Con todos ellos me comunicaba en inglés. Fuera o no fuera su idioma natal, lo hablaran a la perfección o lo hablaran como Tarzán. Los japoneses, por ejemplo, no suelen hablar inglés y cuando lo hacen parece más bien que lo estén torturando. Así que cuando trabajé en un libro dedicado por completo a artistas japoneses entablé con ellos algunos de los mejores diálogos de besugo de mi vida. Ellos tiraban de Google Translate y el resultado era pura poesía dadaísta, pero yo aprendí a traducir ese inglés ornitorrinco a frases con sentido y el libro se acabó publicando como si no me hubiera tirado semanas intentando averiguar qué cojones significa la frase “cuatro fotos pulgadas de recordar cuando gracias Japón en píxeles razón de ser diferente”. Que generalmente quería decir “Hola Cristian”.

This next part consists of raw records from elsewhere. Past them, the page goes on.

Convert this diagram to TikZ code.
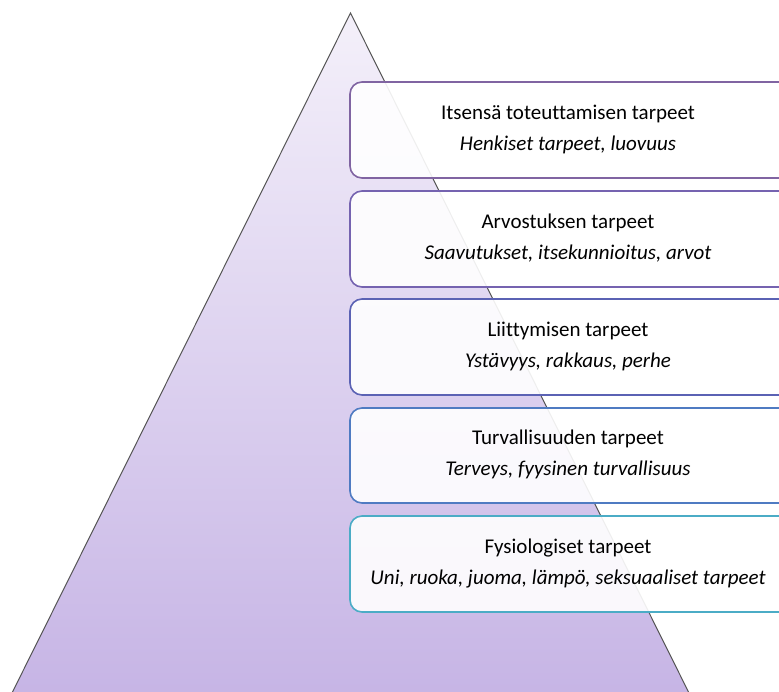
\documentclass[tikz,border=0pt]{standalone}
\usepackage{fontspec}
\setmainfont{Carlito}[Ligatures={NoCommon}]
\definecolor{triTop}{HTML}{F4F0FA}
\definecolor{triBot}{HTML}{C6B4E5}
\definecolor{triEdge}{HTML}{555555}
\definecolor{cA}{HTML}{8064A2}
\definecolor{cB}{HTML}{7563B0}
\definecolor{cC}{HTML}{5B62B4}
\definecolor{cD}{HTML}{4F7BC2}
\definecolor{cE}{HTML}{4BACC6}
\begin{document}
\begin{tikzpicture}[x=1pt,y=-1pt,
  levelbox/.style={draw=#1, line width=1.6pt, fill=white, fill opacity=0.9, rounded corners=12pt},
  title/.style={font=\fontsize{21}{25}\selectfont, text=black, anchor=base, inner sep=0pt},
  sub/.style={font=\fontsize{21}{25}\selectfont\itshape, text=black, anchor=base, inner sep=0pt}]
\useasboundingbox (0,0) rectangle (779,691);
% triangle
\coordinate (apex) at (350.5,13);
\coordinate (bl) at (8,701);
\coordinate (br) at (693,701);
\shade[top color=triTop, bottom color=triBot] (apex) -- (br) -- (bl) -- cycle;
\draw[triEdge, line width=1pt] (bl) -- (apex) -- (br);
% boxes
\foreach \t/\b/\c/\n in {82/178/cA/1, 191/287/cB/2, 299/395/cC/3, 408/503/cD/4, 516/612/cE/5}{
  \path[levelbox=\c] (790,\t) -- (350,\t) [rounded corners=12pt] -- (350,\b) -- (790,\b);
}
\foreach \t/\b/\c/\n in {82/178/cA/1, 191/287/cB/2, 299/395/cC/3, 408/503/cD/4, 516/612/cE/5}{
  \coordinate (box\n) at (568,{(\t+\b)/2});
}
\node[title] (t1) at ([yshift=11]box1) {Itsensä toteuttamisen tarpeet};
\node[sub] (s1) at ([yshift=-20]box1) {Henkiset tarpeet, luovuus};
\node[title] (t2) at ([yshift=11]box2) {Arvostuksen tarpeet};
\node[sub] (s2) at ([yshift=-20]box2) {Saavutukset, itsekunnioitus, arvot};
\node[title] (t3) at ([yshift=11]box3) {Liittymisen tarpeet};
\node[sub] (s3) at ([yshift=-20]box3) {Ystävyys, rakkaus, perhe};
\node[title] (t4) at ([yshift=11]box4) {Turvallisuuden tarpeet};
\node[sub] (s4) at ([yshift=-20]box4) {Terveys, fyysinen turvallisuus};
\node[title] (t5) at ([yshift=11]box5) {Fysiologiset tarpeet};
\node[sub] (s5) at ([yshift=-20]box5) {Uni, ruoka, juoma, lämpö, seksuaaliset tarpeet};
\end{tikzpicture}
\end{document}
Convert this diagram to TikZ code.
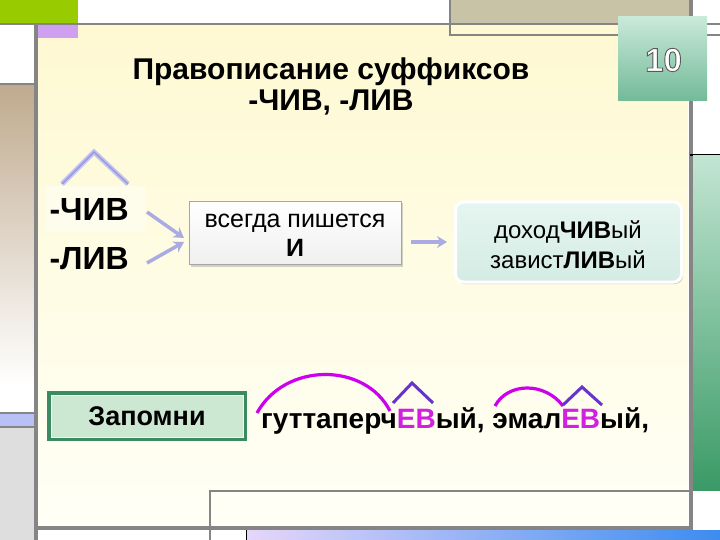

Sólo hubo una nacionalidad que prácticamente nunca apareció en ninguno de esos libros. ¿Adivinan cuál? Exacto: Francia. Con los franceses no había manera. O no hablaban inglés o no les salía de las gónadas hablarlo. Yo solía trabajar con tres o cuatro libros a la vez, y traducir al francés todas y cada una de las decenas de emails que enviaba a cada uno de los artistas ralentizaba mi trabajo hasta el punto de que algunos días los dedicaba en exclusiva a traducir del inglés al francés a nuestros exquisitos vecinos del norte. Hasta que se me inflaron las narices y dejé de contactar con artistas franceses aunque fueran el mismo Pierre-August Renoir resucitado. Soy un tío paciente pero el mundo es el que es y el idioma universal no lo he escogido yo, así que si tanto amor le tienes al sistema de signos de tu aldea, buena suerte vendiéndole tu arte al embuchador de ocas que tienes por vecino.

Viene esto a cuento de esa absurda tendencia de mis paisanos catalanes a imitar dos de los peores rasgos de carácter de los franceses: la mala leche de los parisinos y su cargante chauvinismo lingüístico. Ese que les lleva a pelearse con una azafata en pleno vuelo por si el lavabo o el lavabu o con un camarero por si el café es con leche o con llet. Y yo entiendo que hay mucho borde suelto por ahí, pero joder, lo que todos queremos en el fondo es salir en el libro, ¿no?